Here’s what I think she’ll find (source: NewMediaSocial) if she does it:
But new evidence strongly demonstrates the SEO and traffic-building benefits of regular daily posting — that’s every day daily — are very compelling. In fact, when social media blogger Justin Kownacki reasoned that fewer, longer, more carefully written posts might be a better strategy for him than shorter, daily posts, he kept careful track of the results.
It wasn’t pretty. His page views declined 36% in a matter of four months. His Alexa traffic ranking, relative to other websites, slipped from about 162,000 to over 245,000.
What Kownacki’s data doesn’t show is whether the fall-off was related primarily to declines in organic search visits, but that’s the conclusion drawn by Bruce Clay in a related post.
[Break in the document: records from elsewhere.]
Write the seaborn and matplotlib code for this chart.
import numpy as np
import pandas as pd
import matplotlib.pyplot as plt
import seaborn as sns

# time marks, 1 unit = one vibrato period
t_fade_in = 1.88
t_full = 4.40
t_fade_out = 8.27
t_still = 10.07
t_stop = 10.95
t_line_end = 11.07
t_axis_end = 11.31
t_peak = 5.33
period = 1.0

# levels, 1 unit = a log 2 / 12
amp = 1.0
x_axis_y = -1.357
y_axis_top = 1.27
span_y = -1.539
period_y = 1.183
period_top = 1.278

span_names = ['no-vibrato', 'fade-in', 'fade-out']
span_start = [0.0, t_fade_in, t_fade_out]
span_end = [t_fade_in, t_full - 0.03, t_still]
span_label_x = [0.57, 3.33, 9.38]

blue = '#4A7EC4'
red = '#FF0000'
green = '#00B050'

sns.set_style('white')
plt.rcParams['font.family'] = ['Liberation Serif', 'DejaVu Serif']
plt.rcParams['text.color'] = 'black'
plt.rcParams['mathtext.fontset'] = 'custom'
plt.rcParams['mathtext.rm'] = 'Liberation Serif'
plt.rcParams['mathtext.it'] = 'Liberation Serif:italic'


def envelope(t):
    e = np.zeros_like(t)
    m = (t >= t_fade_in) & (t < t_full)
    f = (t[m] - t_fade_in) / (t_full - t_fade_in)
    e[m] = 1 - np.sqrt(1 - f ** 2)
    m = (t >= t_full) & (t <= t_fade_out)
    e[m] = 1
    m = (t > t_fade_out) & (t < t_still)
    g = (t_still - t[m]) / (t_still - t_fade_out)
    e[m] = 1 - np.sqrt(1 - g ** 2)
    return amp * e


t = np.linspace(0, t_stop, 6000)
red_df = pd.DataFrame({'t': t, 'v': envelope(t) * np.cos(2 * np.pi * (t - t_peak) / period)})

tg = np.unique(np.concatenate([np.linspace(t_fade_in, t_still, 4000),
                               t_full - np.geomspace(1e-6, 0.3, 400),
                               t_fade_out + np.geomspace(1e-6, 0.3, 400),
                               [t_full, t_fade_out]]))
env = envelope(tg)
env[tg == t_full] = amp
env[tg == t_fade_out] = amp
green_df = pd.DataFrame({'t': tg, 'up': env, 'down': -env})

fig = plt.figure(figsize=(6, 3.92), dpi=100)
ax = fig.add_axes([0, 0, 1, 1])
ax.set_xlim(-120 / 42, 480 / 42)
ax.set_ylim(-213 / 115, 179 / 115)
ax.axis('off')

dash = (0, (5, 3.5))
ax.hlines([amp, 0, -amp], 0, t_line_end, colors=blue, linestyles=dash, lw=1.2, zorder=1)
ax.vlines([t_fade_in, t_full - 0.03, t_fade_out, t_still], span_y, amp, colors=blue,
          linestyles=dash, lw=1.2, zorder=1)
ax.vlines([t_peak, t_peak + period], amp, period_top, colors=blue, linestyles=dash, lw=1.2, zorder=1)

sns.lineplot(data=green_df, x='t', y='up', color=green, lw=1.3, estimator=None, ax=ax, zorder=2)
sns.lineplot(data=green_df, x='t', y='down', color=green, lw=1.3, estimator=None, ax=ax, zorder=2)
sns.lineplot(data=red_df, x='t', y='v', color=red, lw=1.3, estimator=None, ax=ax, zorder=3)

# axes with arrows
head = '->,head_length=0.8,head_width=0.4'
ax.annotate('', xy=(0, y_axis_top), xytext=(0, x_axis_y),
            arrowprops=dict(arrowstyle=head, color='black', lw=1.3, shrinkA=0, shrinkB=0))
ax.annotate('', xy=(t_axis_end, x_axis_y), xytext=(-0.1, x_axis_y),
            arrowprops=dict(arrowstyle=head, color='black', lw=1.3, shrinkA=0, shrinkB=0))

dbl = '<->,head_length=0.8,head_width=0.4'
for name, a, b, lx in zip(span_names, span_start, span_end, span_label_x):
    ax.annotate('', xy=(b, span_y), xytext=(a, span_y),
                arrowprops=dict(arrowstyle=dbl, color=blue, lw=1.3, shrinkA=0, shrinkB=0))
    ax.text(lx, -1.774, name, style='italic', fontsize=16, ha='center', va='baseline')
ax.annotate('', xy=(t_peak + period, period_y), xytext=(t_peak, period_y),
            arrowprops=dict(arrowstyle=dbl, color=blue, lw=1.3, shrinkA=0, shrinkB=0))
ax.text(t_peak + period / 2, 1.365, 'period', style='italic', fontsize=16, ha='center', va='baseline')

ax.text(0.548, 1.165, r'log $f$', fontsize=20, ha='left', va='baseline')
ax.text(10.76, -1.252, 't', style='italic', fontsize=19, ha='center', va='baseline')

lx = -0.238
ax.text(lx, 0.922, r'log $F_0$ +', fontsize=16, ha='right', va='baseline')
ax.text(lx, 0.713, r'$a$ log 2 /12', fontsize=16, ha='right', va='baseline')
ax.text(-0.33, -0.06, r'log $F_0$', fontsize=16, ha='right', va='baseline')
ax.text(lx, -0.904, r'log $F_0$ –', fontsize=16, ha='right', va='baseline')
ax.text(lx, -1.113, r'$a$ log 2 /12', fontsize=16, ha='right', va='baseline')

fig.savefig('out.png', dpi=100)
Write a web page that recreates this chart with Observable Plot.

The lesson here: Google and the other search engines are on a constant, minute-by-minute scouring of the web for fresh, high-quality content. Google treats blog posts and news posts as a special type of content, often rewarding them with high rankings right out of the gate, then (unless external links argue otherwise) usually letting them sink in the rankings as they age.
Heck, I don’t consistently blog every day, but I’m going to.
Let me use a baseball metaphor:
You don’t get on base unless you swing the bat, wait for the pitcher to walk you or you step in front of the damn ball. If you want to guarantee you get on base, you know what you have to do. Sure, it stings a little, but it gets you there.
Of course, it can also kill you. But I digress…
Share what you know, what you care about and what drives you–share it with the world on your company or personal blog. Get in the game. You may even hit a homer.